Organic search, a search-engine results list based on relevance to search terms, had always been available for those who wanted keyword data pertinent to our websites. Publishers had relied on this data to determine why visitors went to their sites. This data is now much tougher to mine.

What you should know: Google Adwords clients will still get this data. So the information is there – you just have to pay for it. Google’s webmaster tools work for free, but aren’t as comprehensive.

2. Behold the hummingbird

In nature, the hummingbird is diminutive and conspicuous. On the web, Google Hummingbird is more like parliament of owls, moving silently and stealthily. Hummingbird, a tech update built to conduct complex inquiries, affects nearly 90 percent of worldwide searches, says searchenginewatch.com.

Hummingbird, shrouded in its own mystery, follows Caffeine, whose 2010 rollout gave Google users better indexing speed and guidance to the latest results. Hummingbird is Google’s liaison to users, and provides web searchers more precisely what they’re online to find.

What you should know: If you’re signed in to Google and search for Mexican restaurants near me, the search will focus on eateries in the area. Old queries would have focused on the terms Mexican food and sites with near and me on the site.

3. Don’t forget the Penguin

This time, it’s Penguin 2.1 (#5), in full effect after a 4 1/2-month lull in updates. The change hammered a few websites, but the difference wasn’t widespread. This update targeted unnatural links – those that Penguin determined to be artificial, to influence a page’s rank.

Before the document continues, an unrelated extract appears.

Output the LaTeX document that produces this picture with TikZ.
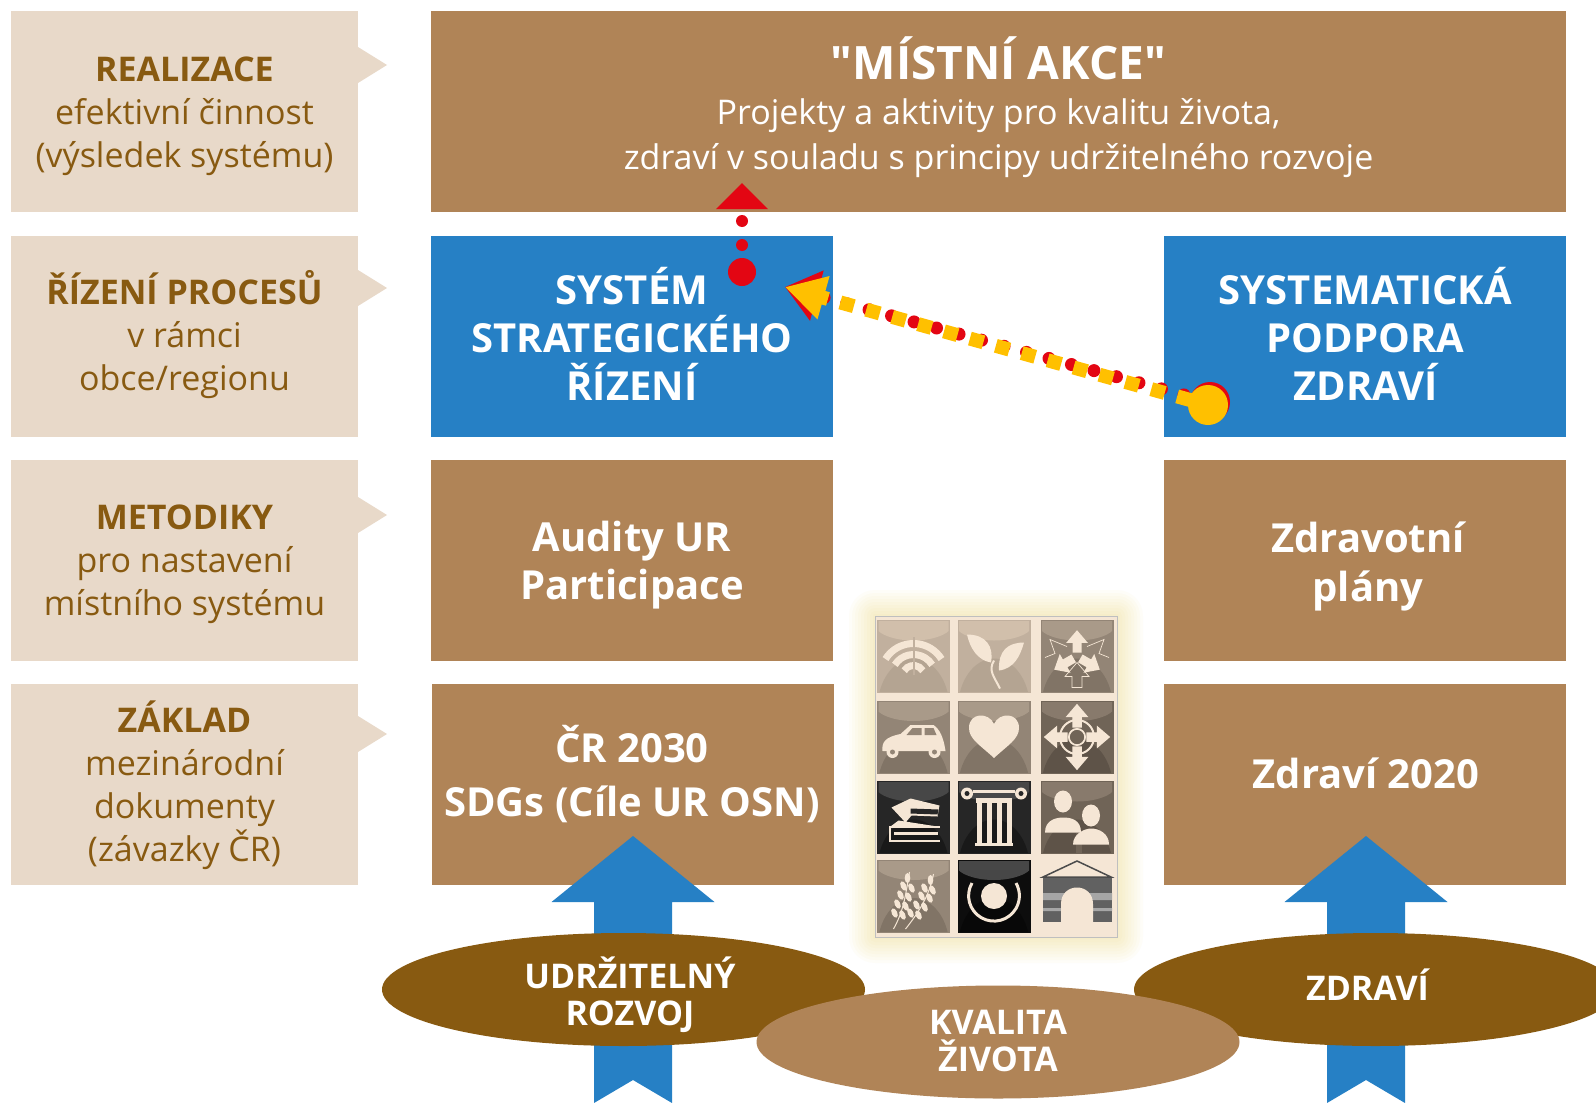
\documentclass[tikz,border=0pt]{standalone}
\usepackage{fontspec}
\setmainfont{Open Sans}
\newfontfamily\straightfont{Open Sans}
\usetikzlibrary{arrows.meta,shapes.geometric}
\definecolor{boxbrown}{HTML}{B08457}
\definecolor{darkbrown}{HTML}{885A11}
\definecolor{palebrown}{HTML}{E8D9C9}
\definecolor{boxblue}{HTML}{2680C5}
\definecolor{redline}{HTML}{E30613}
\definecolor{yellowline}{HTML}{FFC000}
\definecolor{cream}{HTML}{F5E6D5}
\tikzset{
  sidebox/.style={fill=palebrown,minimum width=347pt,minimum height=201pt,inner sep=0pt},
  sidetext/.style={text=darkbrown,align=center,font=\fontsize{34}{43}\selectfont,inner sep=0pt},
  mainbox/.style={fill=boxbrown,minimum width=402pt,minimum height=201pt,inner sep=0pt},
  bluebox/.style={mainbox,fill=boxblue},
  boxtext/.style={text=white,align=center,font=\fontsize{40}{48}\selectfont\bfseries,inner sep=0pt},
  blob/.style={ellipse,fill=darkbrown,minimum width=483pt,minimum height=113pt,inner sep=0pt},
  blobtext/.style={text=white,align=center,font=\fontsize{34}{37}\selectfont\bfseries,inner sep=0pt},
  bluearrow/.style={fill=boxblue},
  ink/.style={fill=cream},
  dot/.style={circle,inner sep=0pt,minimum size=#1},
  arrowhead/.pic={\fill[ink] (0,-17) -- (12,-3) -- (5,-3) -- (5,8) -- (-5,8) -- (-5,-3) -- (-12,-3) -- cycle;}
}
\newcommand{\icontile}[6]{%% x, y, base, top band, arch, contents
  \begin{scope}[shift={(#1,#2)}]
    \fill[#3] (-36.5,-36.5) rectangle (36.5,36.5);
    \begin{scope}
      \clip (-35,-35) rectangle (35,35);
      \fill[#4] (0,-34) ellipse (40 and 18);
      \fill[#5] (0,52) ellipse (36 and 50);
    \end{scope}
    #6
  \end{scope}}
\begin{document}
\begin{tikzpicture}[x=1pt,y=-1pt]
  \clip (0,0) rectangle (1596,1103);
  \fill[white] (0,0) rectangle (1596,1103);
  %% side column
  \foreach \tipy in {65,288,515,734}{
    \fill[palebrown] (358,\tipy-18) -- (387,\tipy) -- (358,\tipy+18) -- cycle;
  }
  \node[sidebox] (realizace) at (184.5,111.5) {};
  \node[sidetext] (realizacetext) at (184.5,116) {\textbf{REALIZACE}\\efektivní činnost\\(výsledek systému)};
  \node[sidebox] (rizeni) at (184.5,336) {};
  \node[sidetext] (rizenitext) at (184.5,335) {\textbf{ŘÍZENÍ PROCESŮ}\\v rámci\\obce/regionu};
  \node[sidebox] (metodiky) at (184.5,560) {};
  \node[sidetext] (metodikytext) at (184.5,564) {\textbf{METODIKY}\\pro nastavení\\místního systému};
  \node[sidebox] (zaklad) at (184.5,784.5) {};
  \node[sidetext] (zakladtext) at (184.5,785) {\textbf{ZÁKLAD}\\mezinárodní\\dokumenty\\(závazky ČR)};
  %% main boxes
  \node[mainbox,minimum width=1135pt] (akce) at (998.5,111.5) {};
  \node[boxtext,font=\fontsize{34}{45}\selectfont] (akcetext) at (998.5,107) {{\fontsize{46}{50}\selectfont\bfseries\straightfont "MÍSTNÍ AKCE"}\\
    Projekty a aktivity pro kvalitu života,\\
    zdraví v souladu s principy udržitelného rozvoje};
  \node[bluebox] (system) at (632,336) {};
  \node[boxtext] (systemtext) at (632,334) {SYSTÉM\\STRATEGICKÉHO\\ŘÍZENÍ};
  \node[bluebox] (podpora) at (1365,336) {};
  \node[boxtext] (podporatext) at (1365.5,334) {SYSTEMATICKÁ\\PODPORA\\ZDRAVÍ};
  \node[mainbox] (audity) at (632,560) {};
  \node[boxtext] (audityext) at (632,565) {Audity UR\\Participace};
  \node[mainbox] (plany) at (1365,560) {};
  \node[boxtext,font=\fontsize{40}{49}\selectfont\bfseries] (planytext) at (1368,566) {Zdravotní\\plány};
  \node[mainbox] (cr) at (633,784.5) {};
  \node[boxtext,font=\fontsize{40}{54}\selectfont\bfseries] (crtext) at (632,774) {ČR 2030\\SDGs (Cíle UR OSN)};
  \node[mainbox] (zdravi) at (1365,784.5) {};
  \node[boxtext] (zdravitext) at (1366,773) {Zdraví 2020};
  %% icon panel
  \foreach \g in {26,23,...,2}
    \fill[yellow!55!brown,opacity=.03,rounded corners=\g pt] (875-\g,616-\g) rectangle (1117+\g,937+\g);
  \fill[cream] (875,616) rectangle (1117,937);
  \draw[black!25,line width=.6pt] (875,616) rectangle (1117,937);
  \icontile{913.5}{656.5}{black!21!cream!90!brown}{black!14!cream!90!brown}{black!27!cream!90!brown}{
    \foreach \r in {11,22,33}
      \draw[cream,line width=7pt] ({\r*cos(212)},{20+\r*sin(212)}) arc (212:328:\r);
    \fill[black!21!cream!90!brown] (-1,-20) rectangle (1,18);
  }
  \icontile{994}{656.5}{black!21!cream!90!brown}{black!14!cream!90!brown}{black!27!cream!90!brown}{
    \fill[ink] (-27,-22) .. controls (-8,-22) and (0,-10) .. (-3,6) .. controls (-16,4) and (-24,-8) .. (-27,-22);
    \fill[ink] (30,-14) .. controls (14,-14) and (4,-6) .. (5,14) .. controls (20,12) and (26,0) .. (30,-14);
    \draw[cream,line width=2pt] (0,4) .. controls (-6,14) and (0,20) .. (6,32);
  }
  \icontile{1077}{656.5}{black!42!cream!90!brown}{black!32!cream!90!brown}{black!50!cream!90!brown}{
    \foreach \a in {0,120,240}
      \pic[rotate=\a,shift={(0,-11)},scale=.9] {arrowhead};
    \draw[cream,line width=.7pt] (0,6) -- (12,20) -- (5,20) -- (5,31) -- (-5,31) -- (-5,20) -- (-12,20) -- cycle;
    \draw[cream,line width=.7pt] (-10,-10) -- (-27,-17) -- (-22,-3) -- (-32,1);
    \draw[cream,line width=.7pt] (10,-10) -- (27,-17) -- (22,-3) -- (32,1);
  }
  \icontile{913.5}{737}{black!42!cream!90!brown}{black!32!cream!90!brown}{black!50!cream!90!brown}{
    \fill[ink] (-31,14) .. controls (-32,5) and (-28,0) .. (-13,-3) -- (-3,-12) -- (20,-12) .. controls (26,-8) and (30,0) .. (32,14) -- cycle;
    \fill[black!42!cream!90!brown] (-7,-2) -- (-1,-9) -- (8,-9) -- (8,-2) -- cycle (11,-9) -- (20,-9) -- (23,-2) -- (11,-2) -- cycle;
    \fill[ink] (-21,15) circle (6) (21,15) circle (6);
    \fill[black!42!cream!90!brown] (-21,15) circle (2.5) (21,15) circle (2.5);
  }
  \icontile{994}{737}{black!42!cream!90!brown}{black!32!cream!90!brown}{black!50!cream!90!brown}{
    \fill[ink] (0,21) .. controls (-14,8) and (-25,2) .. (-25,-9) .. controls (-25,-25) and (-5,-25) .. (0,-13) .. controls (5,-25) and (25,-25) .. (25,-9) .. controls (25,2) and (14,8) .. (0,21);
  }
  \icontile{1077}{737}{black!58!cream!90!brown}{black!47!cream!90!brown}{black!66!cream!90!brown}{
    \foreach \a in {0,90,180,270}
      \pic[rotate=\a,shift={(0,-17)},scale=.95] {arrowhead};
    \draw[cream,line width=2pt] (0,0) circle (17) (0,0) circle (8);
    \fill[black!58!cream!90!brown] (0,0) circle (7);
  }
  \icontile{913.5}{817.5}{black!85}{black!72}{black!90}{
    \draw[cream,line width=2pt] (26,23) -- (-24,23) -- (-24,9) -- (26,9);
    \fill[ink] (-23,9) -- (-15,3) -- (24,9) -- cycle (-22,-10) -- (-3,-19) -- (26,-12) -- (24,-1) -- (-2,-2) -- (-8,5) -- cycle;
    \fill[ink] (-20,14) rectangle (24,17);
    \fill[black!85] (-3,-9) -- (25,-8) -- (24,-3) -- (-3,-4) -- cycle;
  }
  \icontile{994}{817.5}{black!85}{black!72}{black!90}{
    \draw[cream,line width=2.5pt] (-21,-26) -- (21,-26);
    \fill[ink] (-27,-24) circle (6) (27,-24) circle (6);
    \fill[black!85] (-27,-24) circle (2.5) (27,-24) circle (2.5);
    \fill[ink] (-18,-20) rectangle (18,-15);
    \foreach \cx in {-15,-5,5,15}
      \fill[ink] (\cx-2.5,-15) rectangle (\cx+2.5,27);
    \fill[ink] (-19,25) rectangle (19,28);
  }
  \icontile{1077}{817.5}{black!58!cream!90!brown}{black!47!cream!90!brown}{black!66!cream!90!brown}{
    \fill[ink] (-14,-16) ellipse (9 and 11);
    \fill[ink] (-32,15) .. controls (-32,2) and (-20,0) .. (-14,0) .. controls (-6,0) and (4,2) .. (4,15) -- cycle;
    \fill[black!58!cream!90!brown] (-1,15) rectangle (5,36);
    \fill[ink] (14,-2) ellipse (9 and 11);
    \fill[ink] (-4,27) .. controls (-4,16) and (8,11) .. (14,11) .. controls (22,11) and (32,16) .. (32,27) -- cycle;
  }
  \icontile{913.5}{896}{black!42!cream!90!brown}{black!32!cream!90!brown}{black!50!cream!90!brown}{
    \draw[cream,line width=1pt] (-20,33) .. controls (-10,15) and (-8,0) .. (-4,-24);
    \draw[cream,line width=1pt] (-8,33) .. controls (4,18) and (16,0) .. (20,-22);
    \foreach \px/\py in {-6/-10,-9/-1,-12/8,-15/17,15/-8,12/0,7/9,1/17}{
      \fill[ink,rotate around={25:(\px-4,\py)}] (\px-4,\py) ellipse (2.8 and 5);
      \fill[ink,rotate around={25:(\px+4,\py+2)}] (\px+4,\py+2) ellipse (2.8 and 5);
    }
    \fill[ink] (-6,-18) ellipse (2.8 and 5) (17,-16) ellipse (2.8 and 5);
  }
  \icontile{994}{896}{black!95}{black!72}{black!97}{
    \fill[ink] (0,0) circle (13);
    \draw[cream,line width=3pt] (-22,-13) arc (210:-30:25.4);
  }
  %% arch building
  \begin{scope}[shift={(1077,896)}]
    \fill[black!62] (-34,-19) rectangle (35,26);
    \fill[black!35] (-34,-3) rectangle (35,4) (-34,12) rectangle (35,15);
    \draw[black!70,line width=1.5pt,fill=cream] (-34,-19) -- (0,-35) -- (34,-19) -- cycle;
    \fill[ink] (-16,28) -- (-16,8) .. controls (-16,-14) and (16,-14) .. (16,8) -- (16,28) -- cycle;
  \end{scope}
  %% blue arrows
  \foreach \ax in {633,1366}{
    \fill[bluearrow] (\ax,836) -- (\ax+81.5,902) -- (\ax+39,902) -- (\ax+39,1103) -- (\ax,1080) -- (\ax-39,1103) -- (\ax-39,902) -- (\ax-81.5,902) -- cycle;
  }
  %% ellipses
  \node[blob] (udrzitelny) at (623.5,989.5) {};
  \node[blobtext] (udrzitelnytext) at (630,994.5) {UDRŽITELNÝ\\ROZVOJ};
  \node[blob] (zdr) at (1375.5,989.5) {};
  \node[blobtext] (zdrtext) at (1367.5,985) {ZDRAVÍ};
  \node[blob,fill=boxbrown] (kvalita) at (998,1042) {};
  \node[blobtext] (kvalitatext) at (998,1041) {KVALITA\\ŽIVOTA};
  %% red connectors
  \node[dot=40pt,fill=redline] (redstart) at (1210,402) {};
  \node[dot=28pt,fill=redline] (redup) at (742,272) {};
  \coordinate (uptip) at (742,183);
  \coordinate (redtip) at (785,287);
  \draw[redline,line width=12pt,dash pattern=on 0pt off 24pt,dash phase=21pt,line cap=round,-{Triangle[length=26pt,width=50pt]}] (redup.center) -- (uptip);
  \draw[redline,line width=13pt,dash pattern=on 0pt off 23.3pt,dash phase=19.6pt,line cap=round,-{Triangle[length=33pt,width=50pt]}] (redstart.center) -- (redtip);
  %% yellow connector
  \node[dot=40pt,fill=yellowline] (yellowstart) at (1208,405) {};
  \draw[yellowline,line width=14pt,dash pattern=on 14pt off 12.9pt,dash phase=8.9pt,-{Triangle[length=40pt,width=42pt]}] (yellowstart.center) -- (redtip);
\end{tikzpicture}
\end{document}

Google allows sites to recover when they make amends after an update.

What you should know: Shifts in Penguin and other Google tools are crafted to improve the web experience. Sites that received a direct hit from Penguin 2.1 could see organic search lift again after they eliminate unnatural links and build their sites with quality content, social media presence and natural links.

Penguin has a threshold for sites to meet, and once they do, they can move forward on an algorithm-friendly path.